WHO PEED ON MR. T?

WHO PEED ON MR. T?

Somebody’s been peeing on the toilet seat at work.

It chills me to even write those words. Admittedly, I have issues with public bathrooms. They’re unpleasant places. Public bathrooms are places where you’re likely to run into people you know doing things you’d never want to see, hear or smell them do. Thanks to the wonders of urinal no-peek shields and stall doors, we’re generally protected from seeing things we’d rather not see. But as for hearing and smelling, well, it’s best not to dwell on that. All we can do is be grateful that those sounds and aromas remain, largely, in the bathroom.

But I think there’s an unspoken pact among all of us that, given the perils of public restrooms, we all try to keep them as sanitary as possible — especially ones where we work, which we all use repeatedly throughout the day. You’d think this would be one of those obvious universal truths. Pee on the seat at a rest stop or the Olive Garden and you’re just grossing out strangers. I don’t approve of that, but I understand the mentality. But the seat at the office is the same seat YOU’RE going to have to sit on at some point. Who could possibly fail to do the math on that one?

The fact remains: somebody at my office is seat-peeing. Regularly. This happens every time I go to the bathroom. Every. Single. Time. Somebody not only refuses to lift up the seat but has VERY BAD AIM.

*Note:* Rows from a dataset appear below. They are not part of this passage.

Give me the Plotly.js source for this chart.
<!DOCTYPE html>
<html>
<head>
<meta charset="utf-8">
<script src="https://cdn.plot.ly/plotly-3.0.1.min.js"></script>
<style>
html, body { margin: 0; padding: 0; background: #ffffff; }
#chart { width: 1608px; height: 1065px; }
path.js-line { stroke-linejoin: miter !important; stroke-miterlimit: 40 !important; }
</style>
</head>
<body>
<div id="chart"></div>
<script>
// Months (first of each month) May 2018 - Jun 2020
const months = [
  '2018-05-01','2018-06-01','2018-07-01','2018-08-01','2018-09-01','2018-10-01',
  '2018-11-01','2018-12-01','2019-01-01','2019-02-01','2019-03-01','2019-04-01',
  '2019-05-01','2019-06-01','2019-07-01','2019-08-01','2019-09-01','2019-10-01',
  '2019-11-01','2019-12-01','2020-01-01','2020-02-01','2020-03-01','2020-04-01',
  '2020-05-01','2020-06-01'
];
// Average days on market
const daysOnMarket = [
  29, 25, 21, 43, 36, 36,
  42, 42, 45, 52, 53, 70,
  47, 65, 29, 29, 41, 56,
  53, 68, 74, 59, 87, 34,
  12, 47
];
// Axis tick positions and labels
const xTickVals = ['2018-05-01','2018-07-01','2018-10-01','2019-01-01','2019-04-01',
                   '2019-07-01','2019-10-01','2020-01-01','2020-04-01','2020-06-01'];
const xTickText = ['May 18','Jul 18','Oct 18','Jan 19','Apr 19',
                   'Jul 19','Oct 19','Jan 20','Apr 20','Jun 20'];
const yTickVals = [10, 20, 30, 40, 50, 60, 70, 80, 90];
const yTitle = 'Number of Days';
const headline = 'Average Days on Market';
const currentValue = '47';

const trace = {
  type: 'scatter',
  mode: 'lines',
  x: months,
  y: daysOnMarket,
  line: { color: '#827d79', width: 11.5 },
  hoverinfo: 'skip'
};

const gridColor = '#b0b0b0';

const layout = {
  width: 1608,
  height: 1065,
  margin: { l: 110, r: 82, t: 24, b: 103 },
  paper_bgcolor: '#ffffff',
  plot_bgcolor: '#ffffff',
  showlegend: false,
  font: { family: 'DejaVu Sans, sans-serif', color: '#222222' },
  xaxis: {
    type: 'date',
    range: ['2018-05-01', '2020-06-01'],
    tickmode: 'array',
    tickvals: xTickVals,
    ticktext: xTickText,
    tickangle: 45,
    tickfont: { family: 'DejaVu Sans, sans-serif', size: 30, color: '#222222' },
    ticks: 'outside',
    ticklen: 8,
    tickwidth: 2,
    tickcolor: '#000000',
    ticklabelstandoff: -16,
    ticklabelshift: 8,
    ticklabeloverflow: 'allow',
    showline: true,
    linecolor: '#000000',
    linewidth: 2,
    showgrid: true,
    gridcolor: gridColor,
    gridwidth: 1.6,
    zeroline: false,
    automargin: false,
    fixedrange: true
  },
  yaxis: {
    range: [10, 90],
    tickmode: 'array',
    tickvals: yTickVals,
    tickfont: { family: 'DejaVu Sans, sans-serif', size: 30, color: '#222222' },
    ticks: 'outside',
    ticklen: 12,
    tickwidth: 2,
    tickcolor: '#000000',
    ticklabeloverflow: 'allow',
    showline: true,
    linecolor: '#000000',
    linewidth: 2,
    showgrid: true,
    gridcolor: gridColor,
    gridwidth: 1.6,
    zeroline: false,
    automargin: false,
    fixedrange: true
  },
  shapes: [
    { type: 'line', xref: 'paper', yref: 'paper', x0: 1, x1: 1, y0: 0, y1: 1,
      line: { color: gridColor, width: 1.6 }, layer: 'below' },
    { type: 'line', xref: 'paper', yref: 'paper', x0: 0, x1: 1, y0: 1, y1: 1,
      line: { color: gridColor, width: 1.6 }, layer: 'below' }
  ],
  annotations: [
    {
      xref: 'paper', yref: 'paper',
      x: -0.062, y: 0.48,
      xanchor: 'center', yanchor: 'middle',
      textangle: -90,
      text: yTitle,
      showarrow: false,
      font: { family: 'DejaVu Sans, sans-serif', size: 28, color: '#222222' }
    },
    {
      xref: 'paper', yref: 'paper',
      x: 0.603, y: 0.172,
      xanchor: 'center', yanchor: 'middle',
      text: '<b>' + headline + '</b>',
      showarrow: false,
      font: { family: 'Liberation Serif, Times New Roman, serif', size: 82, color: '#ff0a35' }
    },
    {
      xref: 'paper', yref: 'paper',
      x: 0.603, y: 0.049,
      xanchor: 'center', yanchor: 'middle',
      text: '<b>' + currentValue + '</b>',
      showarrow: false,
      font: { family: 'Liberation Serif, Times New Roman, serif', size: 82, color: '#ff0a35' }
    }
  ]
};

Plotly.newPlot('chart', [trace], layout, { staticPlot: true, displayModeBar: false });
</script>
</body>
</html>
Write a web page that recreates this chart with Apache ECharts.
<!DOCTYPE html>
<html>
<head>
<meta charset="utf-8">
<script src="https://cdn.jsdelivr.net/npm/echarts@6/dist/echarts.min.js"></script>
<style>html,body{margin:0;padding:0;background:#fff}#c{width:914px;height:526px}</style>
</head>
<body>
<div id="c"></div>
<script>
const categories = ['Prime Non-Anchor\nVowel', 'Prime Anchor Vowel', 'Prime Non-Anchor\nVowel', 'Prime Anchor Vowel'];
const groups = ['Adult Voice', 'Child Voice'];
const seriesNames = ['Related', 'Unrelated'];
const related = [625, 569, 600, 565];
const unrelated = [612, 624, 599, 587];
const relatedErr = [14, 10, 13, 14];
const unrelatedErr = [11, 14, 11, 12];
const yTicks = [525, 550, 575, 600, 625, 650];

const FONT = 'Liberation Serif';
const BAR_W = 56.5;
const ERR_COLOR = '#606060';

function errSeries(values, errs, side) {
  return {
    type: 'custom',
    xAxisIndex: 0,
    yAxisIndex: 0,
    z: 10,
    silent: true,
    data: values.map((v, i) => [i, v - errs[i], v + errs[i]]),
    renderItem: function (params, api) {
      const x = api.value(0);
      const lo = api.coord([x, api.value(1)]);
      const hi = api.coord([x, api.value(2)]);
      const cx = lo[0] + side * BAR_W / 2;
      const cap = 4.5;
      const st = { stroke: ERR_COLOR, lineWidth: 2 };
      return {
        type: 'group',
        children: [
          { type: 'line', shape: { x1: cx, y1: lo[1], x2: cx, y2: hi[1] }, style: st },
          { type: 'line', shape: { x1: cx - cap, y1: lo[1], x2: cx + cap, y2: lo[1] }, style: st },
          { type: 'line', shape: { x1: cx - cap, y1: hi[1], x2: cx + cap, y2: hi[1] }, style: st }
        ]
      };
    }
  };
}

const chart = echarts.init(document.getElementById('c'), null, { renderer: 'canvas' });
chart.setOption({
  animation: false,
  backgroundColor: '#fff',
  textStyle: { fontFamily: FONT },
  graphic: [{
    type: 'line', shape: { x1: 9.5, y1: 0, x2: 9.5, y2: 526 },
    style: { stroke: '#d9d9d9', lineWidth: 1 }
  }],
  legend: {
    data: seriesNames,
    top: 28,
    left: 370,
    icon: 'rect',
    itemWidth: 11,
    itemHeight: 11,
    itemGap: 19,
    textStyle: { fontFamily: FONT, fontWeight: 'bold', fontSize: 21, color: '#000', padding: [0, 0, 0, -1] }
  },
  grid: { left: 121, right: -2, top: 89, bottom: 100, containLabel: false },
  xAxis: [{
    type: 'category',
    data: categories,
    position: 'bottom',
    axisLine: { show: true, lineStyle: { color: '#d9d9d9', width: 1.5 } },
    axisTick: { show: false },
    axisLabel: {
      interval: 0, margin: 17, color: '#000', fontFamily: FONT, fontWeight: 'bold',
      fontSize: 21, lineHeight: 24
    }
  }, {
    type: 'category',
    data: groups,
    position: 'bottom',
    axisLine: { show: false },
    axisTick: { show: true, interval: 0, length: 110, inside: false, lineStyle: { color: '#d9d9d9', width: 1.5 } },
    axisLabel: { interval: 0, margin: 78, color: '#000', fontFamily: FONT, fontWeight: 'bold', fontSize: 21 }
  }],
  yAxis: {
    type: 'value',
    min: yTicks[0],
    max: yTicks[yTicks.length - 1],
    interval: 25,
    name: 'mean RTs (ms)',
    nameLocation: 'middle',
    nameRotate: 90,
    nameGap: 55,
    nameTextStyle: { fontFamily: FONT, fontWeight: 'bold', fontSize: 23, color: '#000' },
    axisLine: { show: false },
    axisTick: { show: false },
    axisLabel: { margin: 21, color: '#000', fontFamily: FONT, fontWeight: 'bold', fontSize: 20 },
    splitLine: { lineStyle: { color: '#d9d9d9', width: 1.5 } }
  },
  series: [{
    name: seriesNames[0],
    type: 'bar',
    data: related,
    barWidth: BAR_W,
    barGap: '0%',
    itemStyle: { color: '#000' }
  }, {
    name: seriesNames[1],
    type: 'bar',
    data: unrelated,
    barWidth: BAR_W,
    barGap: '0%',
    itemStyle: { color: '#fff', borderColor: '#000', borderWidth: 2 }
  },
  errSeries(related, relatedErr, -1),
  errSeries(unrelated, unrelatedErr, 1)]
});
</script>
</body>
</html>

Okay, so given my freakish obsessiveness about bathrooms and bathroom etiquette, I’ll say my discomfort with the plague of seat urine is partially my own private issue. I’ll say my neurosis accounts for… hmmm… three percent of the problem. The other 97% of this issue is that whoever’s peeing on the seat is a lazy, vile, unsanitary pig who should be shot, carved up, and fed to goats, whose feces can be burned to generate power for a neon sign that says “If you pee on the seat, you’ll soon be dead meat!” In the time it took me to write that last sentence, a person could’ve lifted up a toilet seat about 100 times.

This is the crux of my argument. It’s not hard to lift up a toilet seat. If you don’t want to touch it, pick it up with your foot. That’s what I do. (I know. I’m a freak. I also flush with my foot.) Of course, if whoever’s peeing on the seat is doing so because they’re afraid that lifting the seat would be UNSANITARY, their hypocrisy alone should make their seat-spraying a capital offense. And, oh, here’s another idea, USE THE FREAKING URINAL!

This has been going on for far too long. I’m now determined to find out who’s responsible. I don’t know what I’ll do with the information when I have it, but please understand: I need to know.

After my failed attempt to find out who clogged the toilet, you’d think maybe I’d be apprehensive about embarking on another seemingly quixotic bathroom quest. But given the recurring nature of this problem, I think a little detective work can help me crack this case.

It’s simple process of elimination. First of all, I think the women in my office can be safely removed from suspicion. That leaves the 26 men who work here. Donn is out sick today, and David and my boss are both out of town. (There’s one good thing you can say about my boss. He’s not a seat pee-er.)

I’m also going to assume that pee doesn’t stay on a toilet seat for very long. People need to use toilets. And I have to believe, if there’s any decency in this world, that everyone out there is wiping up splashed seats before sitting down. Regardless, one way or another, the seat pee is absorbed by the time the next person uses the facilities. So the fact that I saw Patrick entering the bathroom this morning as I was on my way out probably clears him from suspicion as well, unless he pees extremely often, in which case he should buy that medicine that makes the crossing guard sing “I don’t have to go right now” in the commercial.

Also eliminating myself, that leaves 21 suspects.

I’m keeping a suspect sheet in my desk, and I’m crossing off names one at a time.

It may take weeks, or even months. But there’s a bad, bad man out there, and one way or another, I’m going to flush him out.